Grammar Tip of the Day (Nos. 198 & 78)
Harbrace Chapter 1 : Sentence Sense, begins with the rule: To think more clearly and write more effectively, understand how sentences work.
Writing a clear, precise sentence is an art, says Harbrace, and you can master that art by developing your awareness of what makes sentences work.
In his handwritten, mimeographed class notes, Ferdinand E. Ruge stated this as, "Every sentence must lend itself to logical analysis. In other words, every sentence gotta make sense!"
Mr. Ruge was a legendary English teacher at my high school. More Patton than Mr. Chips, he was an octogenarian in 1972 but as devoted as ever to teaching his students to write "clear, concise, reasonably graceful" English. He referred to Harbrace (or the dictionary) as "the Good Book" and taught from his own set of parallel rules, which were assembled posthumously in a pithy volume, Ruge Rules.
More than once, Mr. Ruge posed some variation of the following question: "If a little green man from Mars came down to earth in a flying saucer and asked you for the three most important rules of the English language, what would you tell him?"
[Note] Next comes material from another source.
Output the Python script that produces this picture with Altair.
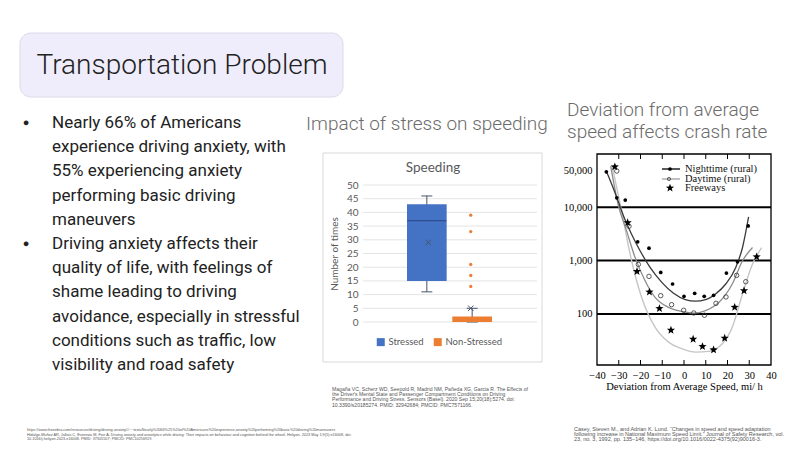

With the index, middle and ring fingers of his left hand shooting up on cue, he would answer, like a voice from the Old Testament:
"1- Place a period at the end of each complete thought.
2- Set off non-restrictive phrases and clauses in commas, and
3- Place a hyphen between two or more words used together as a single adjective before a noun."
There may be more important rules of grammar, but 35 years later, my classmates and I certainly know Mr. Ruge's top three.